[Records with drawing code]
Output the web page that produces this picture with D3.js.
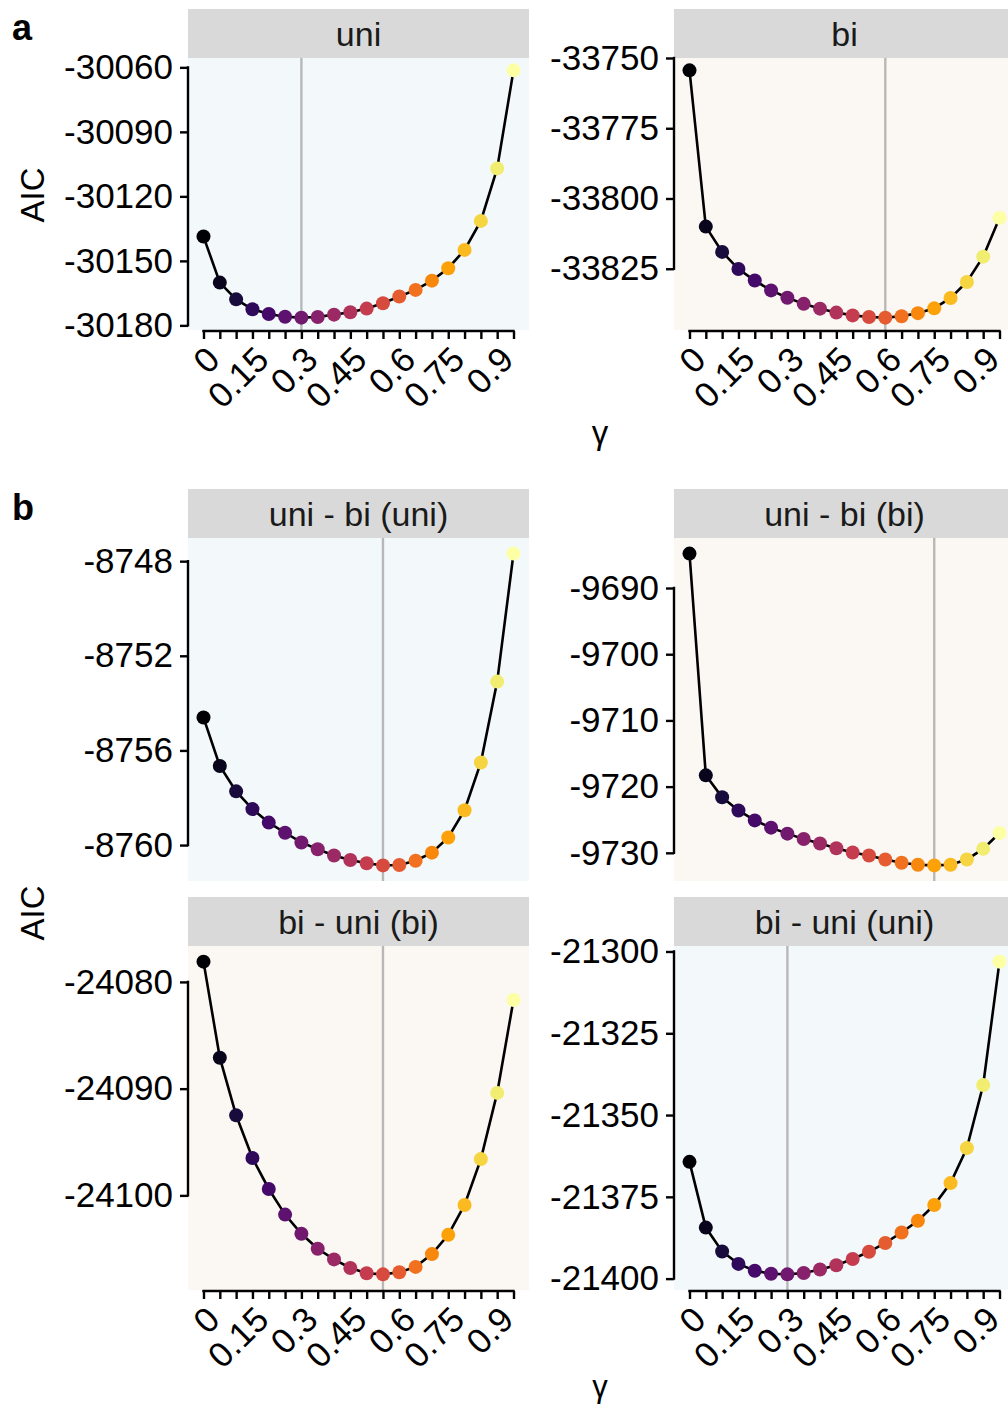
<!DOCTYPE html>
<html>
<head>
<meta charset="utf-8">
<script src="https://cdn.jsdelivr.net/npm/d3@7"></script>
<style>
  body { margin: 0; background: #fff; }
  svg { display: block; font-family: "Liberation Sans", Arial, sans-serif; }
</style>
</head>
<body>
<div id="chart"></div>
<script>
// gamma grid shared by all panels
const gamma = [0, 0.05, 0.1, 0.15, 0.2, 0.25, 0.3, 0.35, 0.4, 0.45,
               0.5, 0.55, 0.6, 0.65, 0.7, 0.75, 0.8, 0.85, 0.9, 0.95];
const gammaLabels = [0, 0.15, 0.3, 0.45, 0.6, 0.75, 0.9];

const panelTitles = ['uni', 'bi', 'uni - bi (uni)', 'uni - bi (bi)', 'bi - uni (bi)', 'bi - uni (uni)'];
const panelModel = ['uni', 'bi', 'uni', 'bi', 'bi', 'uni'];
const bestGamma = [0.3, 0.6, 0.55, 0.75, 0.55, 0.3];

const aicUni = [-30138.7, -30160.1, -30167.9, -30172.5, -30174.7, -30176.0, -30176.4, -30176.1, -30175.0, -30173.9,
                -30172.2, -30169.7, -30166.6, -30163.5, -30159.2, -30153.4, -30144.9, -30131.4, -30107.0, -30061.4];
const aicBi = [-33754.4, -33810.0, -33819.0, -33825.1, -33829.2, -33832.7, -33835.3, -33837.5, -33839.2, -33840.6,
               -33841.6, -33842.2, -33842.4, -33841.9, -33840.8, -33839.1, -33835.4, -33829.7, -33820.7, -33806.9];
const aicUniBiUni = [-8754.61, -8756.66, -8757.73, -8758.48, -8759.05, -8759.48, -8759.89, -8760.18, -8760.44, -8760.63,
                     -8760.77, -8760.86, -8760.84, -8760.66, -8760.32, -8759.68, -8758.53, -8756.51, -8753.09, -8747.68];
const aicUniBiBi = [-9684.8, -9718.3, -9721.6, -9723.6, -9725.1, -9726.2, -9727.1, -9727.9, -9728.6, -9729.3,
                    -9729.95, -9730.4, -9731.0, -9731.5, -9731.8, -9731.9, -9731.8, -9731.0, -9729.4, -9727.0];
const aicBiUniBi = [-24078.1, -24087.1, -24092.5, -24096.5, -24099.4, -24101.8, -24103.6, -24105.0, -24106.0, -24106.8,
                    -24107.3, -24107.4, -24107.2, -24106.7, -24105.5, -24103.7, -24100.9, -24096.6, -24090.4, -24081.7];
const aicBiUniUni = [-21364.3, -21384.4, -21391.7, -21395.5, -21397.6, -21398.5, -21398.7, -21398.3, -21397.2, -21395.9,
                     -21394.0, -21391.8, -21389.1, -21385.9, -21382.3, -21377.5, -21370.8, -21360.1, -21340.8, -21303.1];
const panelValues = [aicUni, aicBi, aicUniBiUni, aicUniBiBi, aicBiUniBi, aicBiUniUni];

const yTicks = [
  [-30060, -30090, -30120, -30150, -30180],
  [-33750, -33775, -33800, -33825],
  [-8748, -8752, -8756, -8760],
  [-9690, -9700, -9710, -9720, -9730],
  [-24080, -24090, -24100],
  [-21300, -21325, -21350, -21375, -21400]
];

const W = 1008, H = 1407;
const svg = d3.select('#chart').append('svg').attr('width', W).attr('height', H);

// layout of the facets
const colX = [188, 674];
const panelW = 341;
const stripH = 49;
const rows = [
  {strip: 9, top: 58, bottom: 330, xAxis: true},
  {strip: 489, top: 538, bottom: 881, xAxis: false},
  {strip: 897, top: 946, bottom: 1290, xAxis: true}
];
const bgCol = {uni: '#f3f8fb', bi: '#fbf7f3'};
const color = i => d3.interpolateInferno(i / (gamma.length - 1));

function drawPanel(p) {
  let row = rows[Math.floor(p / 2)];
  let left = colX[p % 2];
  let vals = panelValues[p];
  let g = svg.append('g');

  let x = d3.scaleLinear()
    .domain([-0.0475, 0.9975])
    .range([left, left + panelW]);
  let ext = d3.extent(vals);
  let pad = (ext[1] - ext[0]) * 0.05;
  let y = d3.scaleLinear()
    .domain([ext[0] - pad, ext[1] + pad])
    .range([row.bottom, row.top]);

  // strip
  g.append('rect').attr('x', left).attr('y', row.strip)
    .attr('width', panelW).attr('height', stripH).attr('fill', '#d9d9d9');
  g.append('text').attr('x', left + panelW / 2).attr('y', row.strip + stripH / 2)
    .attr('dy', '0.36em').attr('text-anchor', 'middle')
    .attr('font-size', 34).attr('fill', '#1a1a1a').text(panelTitles[p]);

  // panel background
  g.append('rect').attr('x', left).attr('y', row.top)
    .attr('width', panelW).attr('height', row.bottom - row.top)
    .attr('fill', bgCol[panelModel[p]]);

  // best gamma marker
  g.append('line')
    .attr('x1', x(bestGamma[p])).attr('x2', x(bestGamma[p]))
    .attr('y1', row.top).attr('y2', row.bottom)
    .attr('stroke', '#b8b8b8').attr('stroke-width', 2.4);

  let line = d3.line().x((d, i) => x(gamma[i])).y(d => y(d));
  g.append('path').datum(vals).attr('d', line)
    .attr('fill', 'none').attr('stroke', '#000').attr('stroke-width', 2.6);

  g.selectAll('circle').data(vals).enter().append('circle')
    .attr('cx', (d, i) => x(gamma[i]))
    .attr('cy', d => y(d))
    .attr('r', 7)
    .attr('fill', (d, i) => color(i));

  // y axis (capped at outer ticks)
  let ticks = yTicks[p];
  let yAxis = g.append('g').attr('transform', 'translate(' + left + ',0)')
    .call(d3.axisLeft(y).tickValues(ticks).tickSize(8).tickPadding(7).tickFormat(d => String(d)));
  yAxis.select('.domain').remove();
  yAxis.append('line')
    .attr('x1', 0).attr('x2', 0)
    .attr('y1', y(d3.max(ticks)) - 1.2).attr('y2', y(d3.min(ticks)) + 1.2)
    .attr('stroke', '#000').attr('stroke-width', 2.4);
  yAxis.selectAll('.tick line').attr('stroke', '#000').attr('stroke-width', 2.4);
  yAxis.selectAll('.tick text').attr('font-size', 35).attr('fill', '#000')
    .attr('font-family', '"Liberation Sans", Arial, sans-serif');

  if (row.xAxis) {
    let xAxis = g.append('g').attr('transform', 'translate(0,' + (row.bottom + 1) + ')')
      .call(d3.axisBottom(x).tickValues(gamma).tickSize(8)
        .tickFormat(d => gammaLabels.some(v => Math.abs(v - d) < 1e-9) ? String(d) : ''));
    xAxis.select('.domain').remove();
    xAxis.append('line')
      .attr('x1', x(gamma[0]) - 1.2).attr('x2', x(gamma[gamma.length - 1]) + 1.2)
      .attr('y1', 0).attr('y2', 0)
      .attr('stroke', '#000').attr('stroke-width', 2.4);
    xAxis.selectAll('.tick line').attr('stroke', '#000').attr('stroke-width', 2.4);
    xAxis.selectAll('.tick text')
      .attr('font-size', 35).attr('fill', '#000')
      .attr('font-family', '"Liberation Sans", Arial, sans-serif')
      .attr('text-anchor', 'end')
      .attr('y', 0).attr('dy', '0.72em')
      .attr('transform', 'translate(0,13) rotate(-45)');
  }
}

for (let p = 0; p < 6; p++) drawPanel(p);

// axis titles and tags
function label(txt, xPos, yPos, opts) {
  let t = svg.append('text').attr('x', xPos).attr('y', yPos)
    .attr('text-anchor', opts.anchor || 'middle')
    .attr('font-size', opts.size).attr('fill', '#000')
    .attr('font-weight', opts.weight || 'normal')
    .text(txt);
  if (opts.rotate) t.attr('transform', 'rotate(-90,' + xPos + ',' + yPos + ')');
  return t;
}
label('AIC', 44, 195, {size: 33, rotate: true});
label('AIC', 44, 913, {size: 33, rotate: true});
label('γ', 600, 444, {size: 33});
label('γ', 600, 1397, {size: 31});
label('a', 12, 40, {size: 36, weight: 'bold', anchor: 'start'});
label('b', 12, 520, {size: 36, weight: 'bold', anchor: 'start'});
</script>
</body>
</html>
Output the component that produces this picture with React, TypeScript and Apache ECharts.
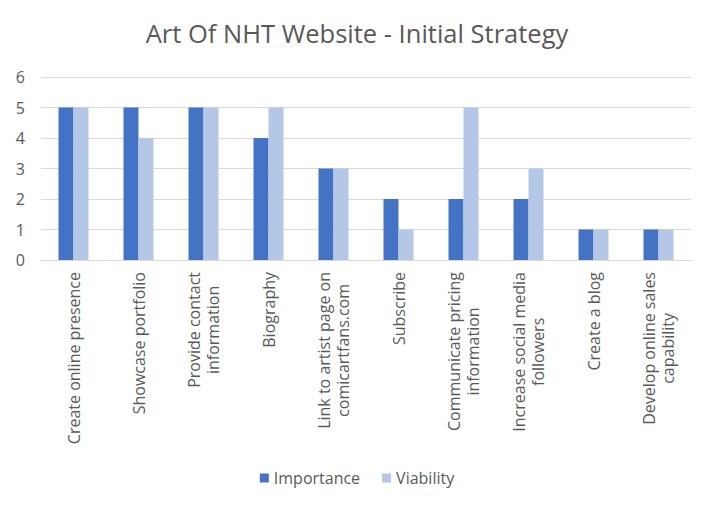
import React, { useEffect, useRef } from "react";
import * as echarts from "echarts";

const title = "Art Of NHT Website - Initial Strategy";
const categories = [
  "Create online presence",
  "Showcase portfolio",
  "Provide contact\ninformation",
  "Biography",
  "Link to artist page on\ncomicartfans.com",
  "Subscribe",
  "Communicate pricing\ninformation",
  "Increase social media\nfollowers",
  "Create a blog",
  "Develop online sales\ncapability",
];
const importance = [5, 5, 5, 4, 3, 2, 2, 2, 1, 1];
const viability = [5, 4, 5, 5, 3, 1, 5, 3, 1, 1];
const yTicks = [0, 1, 2, 3, 4, 5, 6];

const FONT = "Open Sans";

export default function App() {
  const ref = useRef<HTMLDivElement>(null);
  useEffect(() => {
    if (!ref.current) return;
    const chart = echarts.init(ref.current, undefined, { renderer: "svg" });
    chart.setOption({
      animation: false,
      title: {
        text: title,
        left: "center",
        top: 15,
        textStyle: { fontFamily: FONT, fontSize: 25.5, fontWeight: "normal", color: "#595959" },
      },
      grid: { left: 41, right: 23, top: 77, bottom: 249, containLabel: false },
      legend: {
        bottom: 18,
        left: "center",
        itemWidth: 9,
        itemHeight: 9,
        itemGap: 22,
        icon: "rect",
        textStyle: { fontFamily: FONT, fontSize: 16, color: "#595959" },
      },
      xAxis: {
        type: "category",
        data: categories,
        axisLine: { lineStyle: { color: "#d9d9d9", width: 1 } },
        axisTick: { show: false },
        axisLabel: {
          interval: 0,
          rotate: 90,
          margin: 12,
          fontFamily: FONT,
          fontSize: 16,
          color: "#595959",
          lineHeight: 19,
          formatter: (v: string) => v.split("\n").map((l) => `{c|${l}}`).join("\n"),
          rich: { c: { align: "center", fontFamily: FONT, fontSize: 16, color: "#595959", lineHeight: 19 } },
        },
      },
      yAxis: {
        type: "value",
        min: yTicks[0],
        max: yTicks[yTicks.length - 1],
        interval: 1,
        axisLine: { show: false },
        axisTick: { show: false },
        splitLine: { lineStyle: { color: "#d9d9d9", width: 1 } },
        axisLabel: { fontFamily: FONT, fontSize: 16, color: "#595959", margin: 16 },
      },
      series: [
        {
          name: "Importance",
          type: "bar",
          data: importance,
          itemStyle: { color: "#4472c4" },
          barWidth: 15,
          barGap: "0%",
        },
        {
          name: "Viability",
          type: "bar",
          data: viability,
          itemStyle: { color: "#b4c7e7" },
          barWidth: 15,
          barGap: "0%",
        },
      ],
    });
    return () => chart.dispose();
  }, []);
  return <div ref={ref} style={{ width: 714, height: 509, margin: -8 }} />;
}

#### Your instructions
Take the lines above from the top of the records through the one with "const bestGamma = [0.3, 0.6, 0.55, 0.75, 0.55, 0.3];" and repeat them exactly, without any pictures.

#### Answer for this exercise
Output the web page that produces this picture with D3.js.
<!DOCTYPE html>
<html>
<head>
<meta charset="utf-8">
<script src="https://cdn.jsdelivr.net/npm/d3@7"></script>
<style>
  body { margin: 0; background: #fff; }
  svg { display: block; font-family: "Liberation Sans", Arial, sans-serif; }
</style>
</head>
<body>
<div id="chart"></div>
<script>
// gamma grid shared by all panels
const gamma = [0, 0.05, 0.1, 0.15, 0.2, 0.25, 0.3, 0.35, 0.4, 0.45,
               0.5, 0.55, 0.6, 0.65, 0.7, 0.75, 0.8, 0.85, 0.9, 0.95];
const gammaLabels = [0, 0.15, 0.3, 0.45, 0.6, 0.75, 0.9];

const panelTitles = ['uni', 'bi', 'uni - bi (uni)', 'uni - bi (bi)', 'bi - uni (bi)', 'bi - uni (uni)'];
const panelModel = ['uni', 'bi', 'uni', 'bi', 'bi', 'uni'];
const bestGamma = [0.3, 0.6, 0.55, 0.75, 0.55, 0.3];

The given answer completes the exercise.